> **What you should do**:
Each line of the listing must be transcribed exactly, except for the images, which should be excluded.

(begin)

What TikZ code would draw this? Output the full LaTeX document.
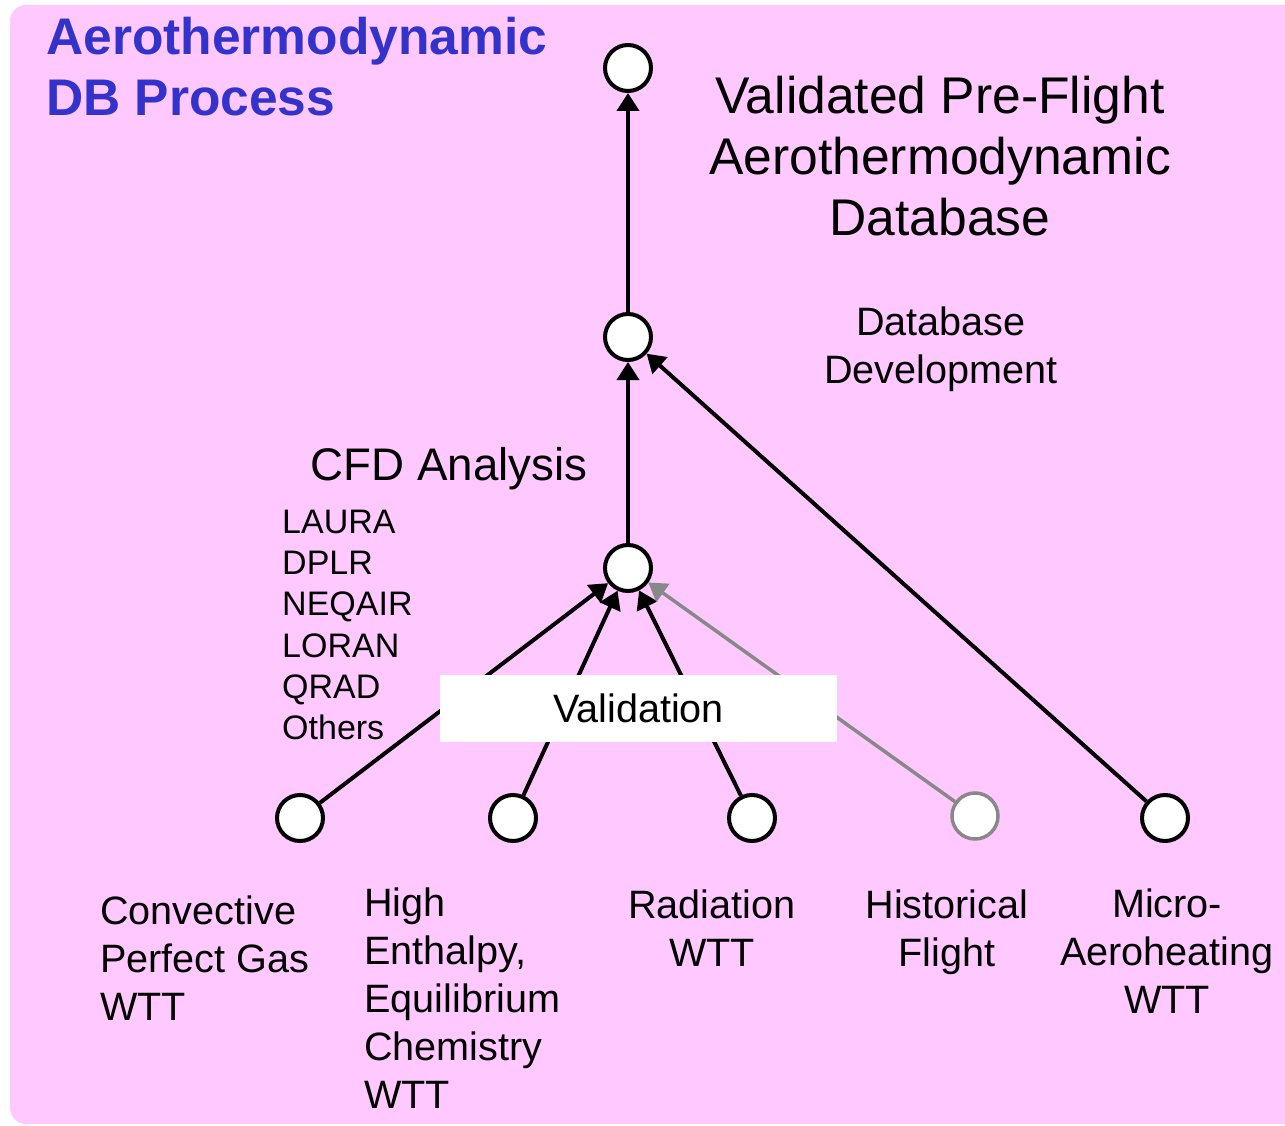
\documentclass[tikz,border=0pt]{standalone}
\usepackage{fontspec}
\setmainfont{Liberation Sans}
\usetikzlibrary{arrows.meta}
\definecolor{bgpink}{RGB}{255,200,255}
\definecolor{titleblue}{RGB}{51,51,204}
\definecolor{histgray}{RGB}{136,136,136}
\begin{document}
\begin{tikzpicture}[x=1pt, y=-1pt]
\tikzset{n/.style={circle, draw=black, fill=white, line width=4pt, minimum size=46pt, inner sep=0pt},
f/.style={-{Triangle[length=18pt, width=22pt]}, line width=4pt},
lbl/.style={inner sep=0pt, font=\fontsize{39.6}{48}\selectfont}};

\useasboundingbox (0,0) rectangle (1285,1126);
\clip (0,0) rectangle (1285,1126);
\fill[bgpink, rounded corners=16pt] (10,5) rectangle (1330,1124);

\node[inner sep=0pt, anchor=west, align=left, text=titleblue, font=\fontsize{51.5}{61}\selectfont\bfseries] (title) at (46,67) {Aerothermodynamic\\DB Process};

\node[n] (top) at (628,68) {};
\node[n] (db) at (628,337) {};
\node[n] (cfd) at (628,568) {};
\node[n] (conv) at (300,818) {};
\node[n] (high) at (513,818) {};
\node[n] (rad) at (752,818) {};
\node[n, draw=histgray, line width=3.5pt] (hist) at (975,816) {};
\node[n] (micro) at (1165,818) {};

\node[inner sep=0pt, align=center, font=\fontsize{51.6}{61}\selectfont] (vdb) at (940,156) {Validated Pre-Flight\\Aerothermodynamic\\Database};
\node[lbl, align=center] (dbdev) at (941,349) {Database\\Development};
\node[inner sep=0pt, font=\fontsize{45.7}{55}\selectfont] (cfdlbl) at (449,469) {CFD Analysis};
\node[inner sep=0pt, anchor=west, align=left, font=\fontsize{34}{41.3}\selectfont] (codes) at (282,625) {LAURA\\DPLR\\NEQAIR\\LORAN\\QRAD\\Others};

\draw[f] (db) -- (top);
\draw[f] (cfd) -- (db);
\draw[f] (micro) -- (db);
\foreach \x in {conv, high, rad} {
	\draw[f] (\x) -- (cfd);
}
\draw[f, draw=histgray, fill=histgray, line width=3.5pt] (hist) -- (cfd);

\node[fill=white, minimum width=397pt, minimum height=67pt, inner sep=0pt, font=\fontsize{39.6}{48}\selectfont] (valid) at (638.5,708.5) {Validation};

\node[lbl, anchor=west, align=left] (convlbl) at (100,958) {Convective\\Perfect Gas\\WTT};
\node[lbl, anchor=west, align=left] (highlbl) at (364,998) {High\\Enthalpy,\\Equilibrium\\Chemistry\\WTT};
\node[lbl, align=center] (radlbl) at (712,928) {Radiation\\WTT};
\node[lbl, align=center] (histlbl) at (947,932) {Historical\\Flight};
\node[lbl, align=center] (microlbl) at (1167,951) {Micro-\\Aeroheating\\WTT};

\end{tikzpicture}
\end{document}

(end)

> **Output below**:
What TikZ code would draw this? Output the full LaTeX document.
\documentclass[tikz,border=0pt]{standalone}
\usepackage{fontspec}
\setmainfont{Liberation Sans}
\usetikzlibrary{arrows.meta}
\definecolor{bgpink}{RGB}{255,200,255}
\definecolor{titleblue}{RGB}{51,51,204}
\definecolor{histgray}{RGB}{136,136,136}
\begin{document}
\begin{tikzpicture}[x=1pt, y=-1pt]
\tikzset{n/.style={circle, draw=black, fill=white, line width=4pt, minimum size=46pt, inner sep=0pt},
f/.style={-{Triangle[length=18pt, width=22pt]}, line width=4pt},
lbl/.style={inner sep=0pt, font=\fontsize{39.6}{48}\selectfont}};

\useasboundingbox (0,0) rectangle (1285,1126);
\clip (0,0) rectangle (1285,1126);
\fill[bgpink, rounded corners=16pt] (10,5) rectangle (1330,1124);

\node[inner sep=0pt, anchor=west, align=left, text=titleblue, font=\fontsize{51.5}{61}\selectfont\bfseries] (title) at (46,67) {Aerothermodynamic\\DB Process};

\node[n] (top) at (628,68) {};
\node[n] (db) at (628,337) {};
\node[n] (cfd) at (628,568) {};
\node[n] (conv) at (300,818) {};
\node[n] (high) at (513,818) {};
\node[n] (rad) at (752,818) {};
\node[n, draw=histgray, line width=3.5pt] (hist) at (975,816) {};
\node[n] (micro) at (1165,818) {};

\node[inner sep=0pt, align=center, font=\fontsize{51.6}{61}\selectfont] (vdb) at (940,156) {Validated Pre-Flight\\Aerothermodynamic\\Database};
\node[lbl, align=center] (dbdev) at (941,349) {Database\\Development};
\node[inner sep=0pt, font=\fontsize{45.7}{55}\selectfont] (cfdlbl) at (449,469) {CFD Analysis};
\node[inner sep=0pt, anchor=west, align=left, font=\fontsize{34}{41.3}\selectfont] (codes) at (282,625) {LAURA\\DPLR\\NEQAIR\\LORAN\\QRAD\\Others};

\draw[f] (db) -- (top);
\draw[f] (cfd) -- (db);
\draw[f] (micro) -- (db);
\foreach \x in {conv, high, rad} {
	\draw[f] (\x) -- (cfd);
}
\draw[f, draw=histgray, fill=histgray, line width=3.5pt] (hist) -- (cfd);

\node[fill=white, minimum width=397pt, minimum height=67pt, inner sep=0pt, font=\fontsize{39.6}{48}\selectfont] (valid) at (638.5,708.5) {Validation};

\node[lbl, anchor=west, align=left] (convlbl) at (100,958) {Convective\\Perfect Gas\\WTT};
\node[lbl, anchor=west, align=left] (highlbl) at (364,998) {High\\Enthalpy,\\Equilibrium\\Chemistry\\WTT};
\node[lbl, align=center] (radlbl) at (712,928) {Radiation\\WTT};
\node[lbl, align=center] (histlbl) at (947,932) {Historical\\Flight};
\node[lbl, align=center] (microlbl) at (1167,951) {Micro-\\Aeroheating\\WTT};

\end{tikzpicture}
\end{document}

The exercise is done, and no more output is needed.